> **WHAT NEEDS TO BE DONE**
All of the data should be repeated exactly; pictures are not part of the copy.

> **RAW DATA**
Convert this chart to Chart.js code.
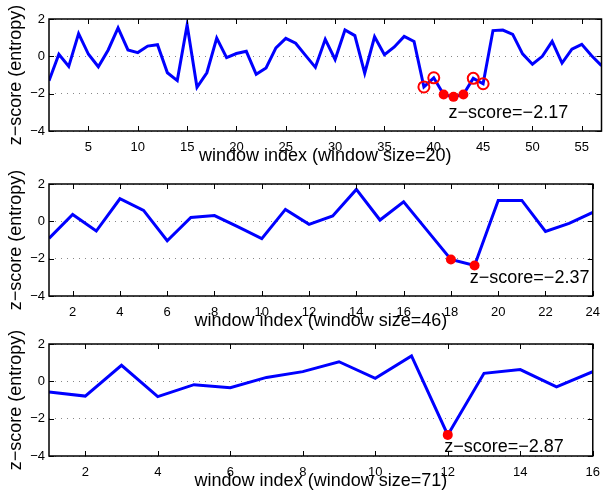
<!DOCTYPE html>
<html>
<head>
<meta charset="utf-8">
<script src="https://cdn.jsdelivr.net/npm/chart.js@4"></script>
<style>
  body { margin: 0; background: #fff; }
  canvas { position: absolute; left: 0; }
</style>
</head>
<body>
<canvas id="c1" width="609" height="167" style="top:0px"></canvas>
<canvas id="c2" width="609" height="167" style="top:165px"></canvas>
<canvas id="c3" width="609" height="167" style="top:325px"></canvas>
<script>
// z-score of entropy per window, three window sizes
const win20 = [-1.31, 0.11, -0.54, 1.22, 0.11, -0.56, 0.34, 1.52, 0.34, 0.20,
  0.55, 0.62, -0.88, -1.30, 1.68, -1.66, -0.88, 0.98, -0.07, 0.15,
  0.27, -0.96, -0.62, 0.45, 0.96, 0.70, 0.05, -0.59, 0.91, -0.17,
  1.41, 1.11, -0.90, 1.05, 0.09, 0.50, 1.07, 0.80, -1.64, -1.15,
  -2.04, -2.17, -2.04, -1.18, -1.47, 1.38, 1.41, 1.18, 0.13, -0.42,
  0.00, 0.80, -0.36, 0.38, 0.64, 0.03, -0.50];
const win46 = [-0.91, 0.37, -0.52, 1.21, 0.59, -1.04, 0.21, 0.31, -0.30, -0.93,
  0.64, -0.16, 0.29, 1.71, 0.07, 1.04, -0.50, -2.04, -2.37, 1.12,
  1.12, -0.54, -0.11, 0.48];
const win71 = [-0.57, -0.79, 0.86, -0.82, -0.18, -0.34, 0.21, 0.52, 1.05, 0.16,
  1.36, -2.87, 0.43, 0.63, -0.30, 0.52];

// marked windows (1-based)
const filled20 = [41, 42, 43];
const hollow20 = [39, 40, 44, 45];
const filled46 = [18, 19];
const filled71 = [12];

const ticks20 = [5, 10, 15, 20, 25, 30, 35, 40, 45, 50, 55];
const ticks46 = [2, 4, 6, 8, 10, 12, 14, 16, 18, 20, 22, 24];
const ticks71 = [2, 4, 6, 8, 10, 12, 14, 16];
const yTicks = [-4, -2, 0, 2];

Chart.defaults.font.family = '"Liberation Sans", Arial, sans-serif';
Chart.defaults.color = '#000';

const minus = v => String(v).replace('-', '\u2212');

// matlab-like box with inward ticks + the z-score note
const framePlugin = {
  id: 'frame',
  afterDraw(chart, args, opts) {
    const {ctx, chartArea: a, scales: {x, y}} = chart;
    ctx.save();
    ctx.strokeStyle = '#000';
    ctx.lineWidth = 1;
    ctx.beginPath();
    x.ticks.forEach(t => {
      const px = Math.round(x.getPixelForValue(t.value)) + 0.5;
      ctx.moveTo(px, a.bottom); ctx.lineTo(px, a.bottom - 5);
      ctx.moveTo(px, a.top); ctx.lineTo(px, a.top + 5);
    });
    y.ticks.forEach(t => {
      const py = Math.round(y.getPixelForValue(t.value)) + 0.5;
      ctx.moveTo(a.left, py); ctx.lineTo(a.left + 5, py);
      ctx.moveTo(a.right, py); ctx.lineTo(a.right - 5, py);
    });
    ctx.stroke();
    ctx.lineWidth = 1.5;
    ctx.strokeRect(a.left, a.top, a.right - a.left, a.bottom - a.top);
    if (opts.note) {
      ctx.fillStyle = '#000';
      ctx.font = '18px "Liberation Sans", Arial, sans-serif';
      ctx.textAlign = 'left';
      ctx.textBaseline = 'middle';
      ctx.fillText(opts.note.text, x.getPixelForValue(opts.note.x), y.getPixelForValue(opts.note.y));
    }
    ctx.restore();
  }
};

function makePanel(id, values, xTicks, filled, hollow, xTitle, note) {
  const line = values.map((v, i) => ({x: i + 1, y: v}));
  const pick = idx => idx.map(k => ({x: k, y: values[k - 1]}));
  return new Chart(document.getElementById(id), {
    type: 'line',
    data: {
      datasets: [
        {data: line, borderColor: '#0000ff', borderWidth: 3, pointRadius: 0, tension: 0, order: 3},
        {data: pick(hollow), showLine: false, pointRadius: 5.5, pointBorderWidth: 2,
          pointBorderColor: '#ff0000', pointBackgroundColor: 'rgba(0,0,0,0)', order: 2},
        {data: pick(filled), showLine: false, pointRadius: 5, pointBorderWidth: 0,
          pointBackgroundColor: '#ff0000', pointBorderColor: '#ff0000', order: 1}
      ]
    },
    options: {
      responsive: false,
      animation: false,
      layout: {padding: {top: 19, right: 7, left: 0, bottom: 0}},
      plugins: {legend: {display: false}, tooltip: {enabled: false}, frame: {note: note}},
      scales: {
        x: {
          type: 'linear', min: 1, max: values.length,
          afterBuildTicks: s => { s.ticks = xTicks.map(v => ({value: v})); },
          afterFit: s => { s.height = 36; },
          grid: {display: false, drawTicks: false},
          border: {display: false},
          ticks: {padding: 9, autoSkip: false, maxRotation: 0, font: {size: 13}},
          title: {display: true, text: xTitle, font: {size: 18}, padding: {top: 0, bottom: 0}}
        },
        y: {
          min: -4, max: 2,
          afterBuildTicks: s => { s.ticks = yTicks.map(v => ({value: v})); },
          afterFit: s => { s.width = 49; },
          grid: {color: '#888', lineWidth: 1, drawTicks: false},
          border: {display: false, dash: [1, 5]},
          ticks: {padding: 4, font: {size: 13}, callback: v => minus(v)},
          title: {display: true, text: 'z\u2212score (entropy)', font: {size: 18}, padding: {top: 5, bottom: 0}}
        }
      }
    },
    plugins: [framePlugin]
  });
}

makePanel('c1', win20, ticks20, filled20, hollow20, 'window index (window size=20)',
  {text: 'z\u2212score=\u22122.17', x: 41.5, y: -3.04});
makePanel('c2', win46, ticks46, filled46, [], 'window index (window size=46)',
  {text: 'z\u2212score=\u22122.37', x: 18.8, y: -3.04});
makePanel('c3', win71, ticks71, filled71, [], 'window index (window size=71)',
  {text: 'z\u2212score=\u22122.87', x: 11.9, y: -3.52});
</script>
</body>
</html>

> **RESULT**
Convert this chart to Chart.js code.
<!DOCTYPE html>
<html>
<head>
<meta charset="utf-8">
<script src="https://cdn.jsdelivr.net/npm/chart.js@4"></script>
<style>
  body { margin: 0; background: #fff; }
  canvas { position: absolute; left: 0; }
</style>
</head>
<body>
<canvas id="c1" width="609" height="167" style="top:0px"></canvas>
<canvas id="c2" width="609" height="167" style="top:165px"></canvas>
<canvas id="c3" width="609" height="167" style="top:325px"></canvas>
<script>
// z-score of entropy per window, three window sizes
const win20 = [-1.31, 0.11, -0.54, 1.22, 0.11, -0.56, 0.34, 1.52, 0.34, 0.20,
  0.55, 0.62, -0.88, -1.30, 1.68, -1.66, -0.88, 0.98, -0.07, 0.15,
  0.27, -0.96, -0.62, 0.45, 0.96, 0.70, 0.05, -0.59, 0.91, -0.17,
  1.41, 1.11, -0.90, 1.05, 0.09, 0.50, 1.07, 0.80, -1.64, -1.15,
  -2.04, -2.17, -2.04, -1.18, -1.47, 1.38, 1.41, 1.18, 0.13, -0.42,
  0.00, 0.80, -0.36, 0.38, 0.64, 0.03, -0.50];
const win46 = [-0.91, 0.37, -0.52, 1.21, 0.59, -1.04, 0.21, 0.31, -0.30, -0.93,
  0.64, -0.16, 0.29, 1.71, 0.07, 1.04, -0.50, -2.04, -2.37, 1.12,
  1.12, -0.54, -0.11, 0.48];
const win71 = [-0.57, -0.79, 0.86, -0.82, -0.18, -0.34, 0.21, 0.52, 1.05, 0.16,
  1.36, -2.87, 0.43, 0.63, -0.30, 0.52];

// marked windows (1-based)
const filled20 = [41, 42, 43];
const hollow20 = [39, 40, 44, 45];
const filled46 = [18, 19];
const filled71 = [12];

const ticks20 = [5, 10, 15, 20, 25, 30, 35, 40, 45, 50, 55];
const ticks46 = [2, 4, 6, 8, 10, 12, 14, 16, 18, 20, 22, 24];
const ticks71 = [2, 4, 6, 8, 10, 12, 14, 16];
const yTicks = [-4, -2, 0, 2];

Chart.defaults.font.family = '"Liberation Sans", Arial, sans-serif';
Chart.defaults.color = '#000';

const minus = v => String(v).replace('-', '\u2212');

// matlab-like box with inward ticks + the z-score note
const framePlugin = {
  id: 'frame',
  afterDraw(chart, args, opts) {
    const {ctx, chartArea: a, scales: {x, y}} = chart;
    ctx.save();
    ctx.strokeStyle = '#000';
    ctx.lineWidth = 1;
    ctx.beginPath();
    x.ticks.forEach(t => {
      const px = Math.round(x.getPixelForValue(t.value)) + 0.5;
      ctx.moveTo(px, a.bottom); ctx.lineTo(px, a.bottom - 5);
      ctx.moveTo(px, a.top); ctx.lineTo(px, a.top + 5);
    });
    y.ticks.forEach(t => {
      const py = Math.round(y.getPixelForValue(t.value)) + 0.5;
      ctx.moveTo(a.left, py); ctx.lineTo(a.left + 5, py);
      ctx.moveTo(a.right, py); ctx.lineTo(a.right - 5, py);
    });
    ctx.stroke();
    ctx.lineWidth = 1.5;
    ctx.strokeRect(a.left, a.top, a.right - a.left, a.bottom - a.top);
    if (opts.note) {
      ctx.fillStyle = '#000';
      ctx.font = '18px "Liberation Sans", Arial, sans-serif';
      ctx.textAlign = 'left';
      ctx.textBaseline = 'middle';
      ctx.fillText(opts.note.text, x.getPixelForValue(opts.note.x), y.getPixelForValue(opts.note.y));
    }
    ctx.restore();
  }
};

function makePanel(id, values, xTicks, filled, hollow, xTitle, note) {
  const line = values.map((v, i) => ({x: i + 1, y: v}));
  const pick = idx => idx.map(k => ({x: k, y: values[k - 1]}));
  return new Chart(document.getElementById(id), {
    type: 'line',
    data: {
      datasets: [
        {data: line, borderColor: '#0000ff', borderWidth: 3, pointRadius: 0, tension: 0, order: 3},
        {data: pick(hollow), showLine: false, pointRadius: 5.5, pointBorderWidth: 2,
          pointBorderColor: '#ff0000', pointBackgroundColor: 'rgba(0,0,0,0)', order: 2},
        {data: pick(filled), showLine: false, pointRadius: 5, pointBorderWidth: 0,
          pointBackgroundColor: '#ff0000', pointBorderColor: '#ff0000', order: 1}
      ]
    },
    options: {
      responsive: false,
      animation: false,
      layout: {padding: {top: 19, right: 7, left: 0, bottom: 0}},
      plugins: {legend: {display: false}, tooltip: {enabled: false}, frame: {note: note}},
      scales: {
        x: {
          type: 'linear', min: 1, max: values.length,
          afterBuildTicks: s => { s.ticks = xTicks.map(v => ({value: v})); },
          afterFit: s => { s.height = 36; },
          grid: {display: false, drawTicks: false},
          border: {display: false},
          ticks: {padding: 9, autoSkip: false, maxRotation: 0, font: {size: 13}},
          title: {display: true, text: xTitle, font: {size: 18}, padding: {top: 0, bottom: 0}}
        },
        y: {
          min: -4, max: 2,
          afterBuildTicks: s => { s.ticks = yTicks.map(v => ({value: v})); },
          afterFit: s => { s.width = 49; },
          grid: {color: '#888', lineWidth: 1, drawTicks: false},
          border: {display: false, dash: [1, 5]},
          ticks: {padding: 4, font: {size: 13}, callback: v => minus(v)},
          title: {display: true, text: 'z\u2212score (entropy)', font: {size: 18}, padding: {top: 5, bottom: 0}}
        }
      }
    },
    plugins: [framePlugin]
  });
}

makePanel('c1', win20, ticks20, filled20, hollow20, 'window index (window size=20)',
  {text: 'z\u2212score=\u22122.17', x: 41.5, y: -3.04});
makePanel('c2', win46, ticks46, filled46, [], 'window index (window size=46)',
  {text: 'z\u2212score=\u22122.37', x: 18.8, y: -3.04});
makePanel('c3', win71, ticks71, filled71, [], 'window index (window size=71)',
  {text: 'z\u2212score=\u22122.87', x: 11.9, y: -3.52});
</script>
</body>
</html>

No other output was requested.